He reported his wife lost on the seas, but Lewis Bennett had a stash of collectible silver and gold coins with him as their boat sank and he floated on a raft, according to federal authorities.
Bennett has been arrested on charges of transporting stolen goods valued at $5,000 or more, according to a federal complaint released Monday. He is set to appear in federal court in Key West on Tuesday.
Bennett told authorities that he and newlywed wife Isabella Hellmann, with whom he shared a daughter, were on a belated honeymoon sail through the Caribbean when he was awakened in the early hours of May 15 to find Hellmann gone and his catamaran taking on water.
Bennett was found floating on a raft on at 3 a.m. May 15. He told rescuers that he and his wife were bound for Florida from Cuba.

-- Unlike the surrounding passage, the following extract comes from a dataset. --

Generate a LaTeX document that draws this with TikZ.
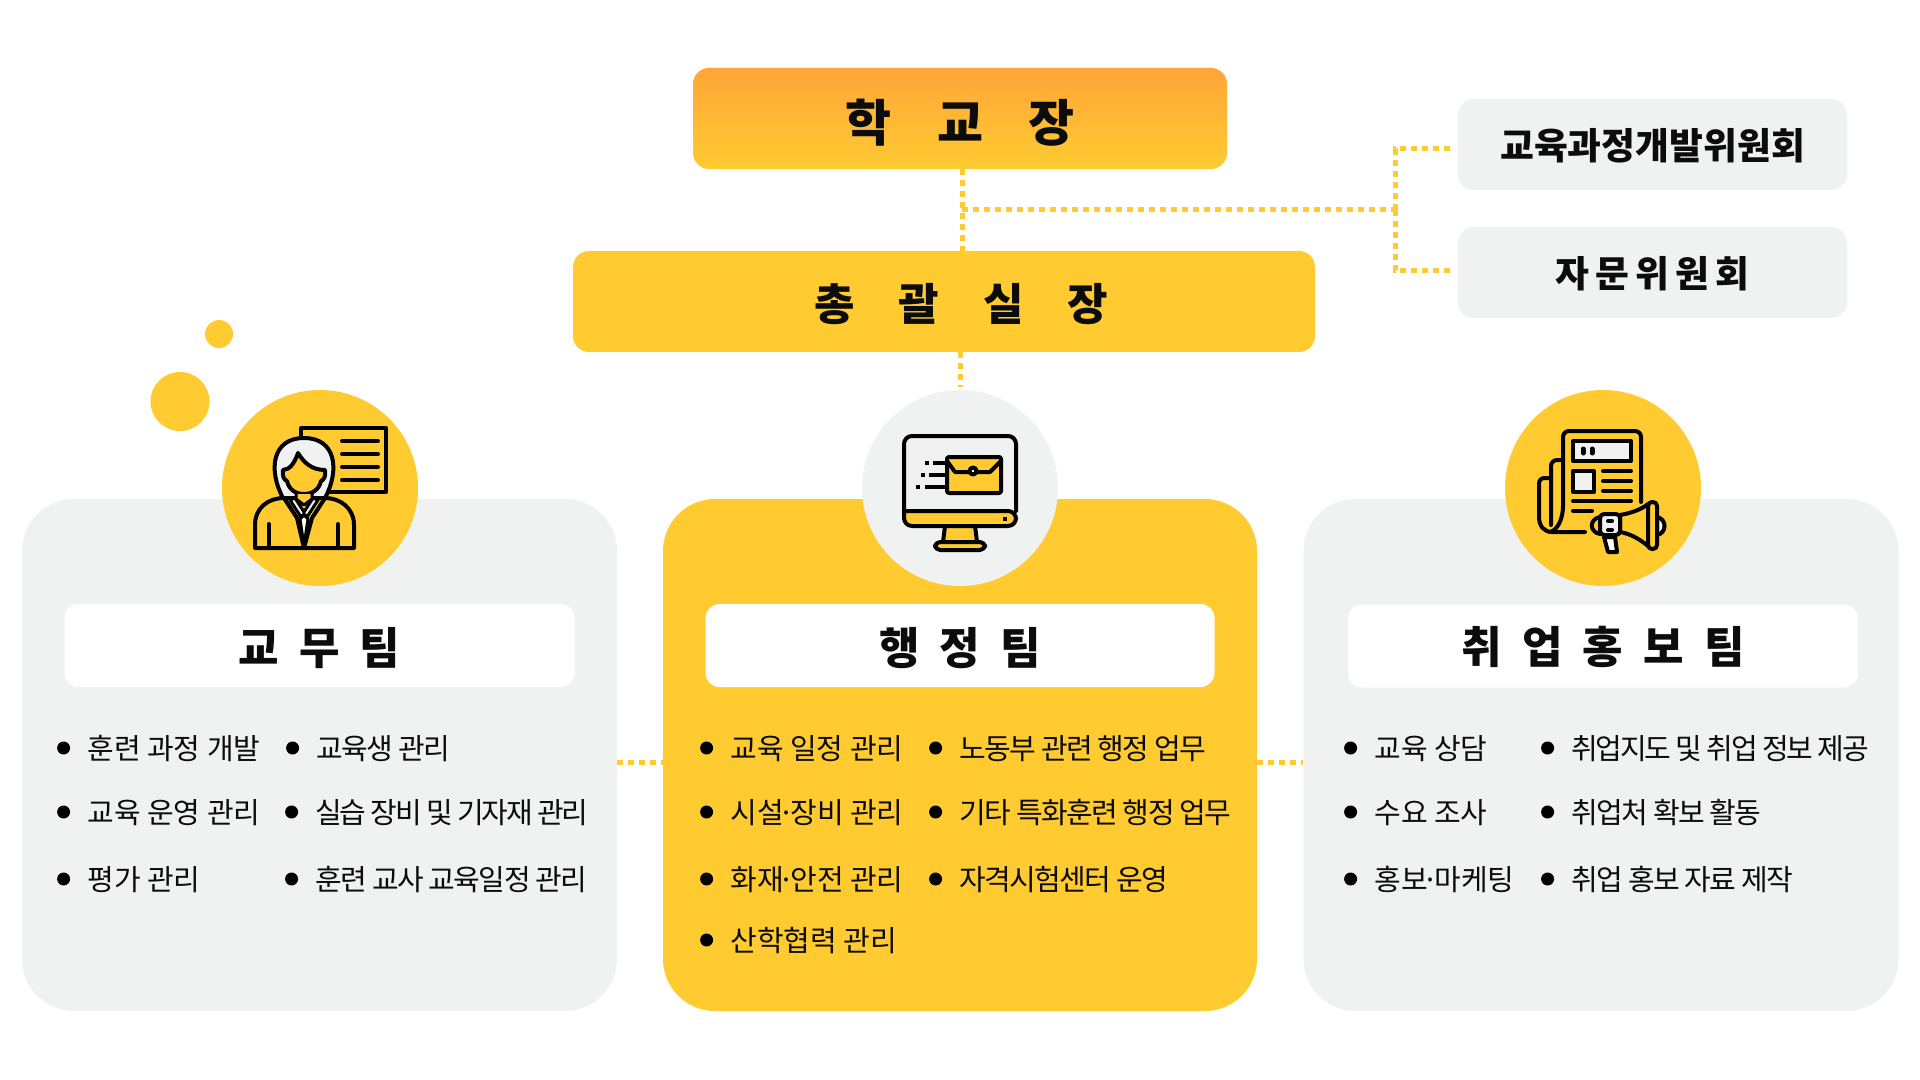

When the U.S. Coast Guard rescued Bennett, authorities noticed he’d loaded a suitcase and two backpacks on the raft but had taken only one backpack with him when he was pulled off the raft by the Coast Guard rescuer, who “noticed that his backpack was unusually heavy.”
For four days the U.S. Coast Guard searched the waters near the Bahamas with two airplanes, two helicopters and two ships for Hellmann. Her body was never found.
Bennett’s life raft was recovered and brought to Key West. Found aboard: a suitcase; a backpack; unexpended parachute flares; buoys; 14 gallons of water; and nine plastic tubes that were found to contain some 225 of stolen coins.
The coins were returned to Bennett on May 23 but then retrieved the same day, with Bennett’s consent, after authorities realized they had been stolen a year earlier from a sailing vessel, the Kitty R, based on the Caribbean island of St. Maarten.
Bennett had been working as a crew member on the vessel, according to an affidavit.
He filed a police report to St. Maarten authorities on May 8, 2016, saying the boat had been burglarized while he and the owner of the boat were not on board.
“Among the items that Bennett, on behalf of the victim, reported stolen were ‘gold and silver coins,’” according to federal authorities.
Law enforcement officials took pictures of the coins found on Bennett’s rescue raft and sent them to the owner of the Kitty R, who identified them as the coins missing in the burglary.
The coins were valued at $4,200, according to the victim’s records and various databases. They included 158 “Year of the Horse” English silver coins and 77 Canadian Maple Leaf coins, the arrest papers state.
The coins “only account for a portion of the total amount of coins stolen,” the affidavit said.
The FBI and U.S. Coast Guard went to Bennett’s Delray Beach apartment on June 16 and found more gold coins – 162 of them – in a small case, hidden in a pair of boat shoes, the affidavit said.
Those coins were photographed and sent to the owner of the boat. The coins were identified as those missing, federal authorities said.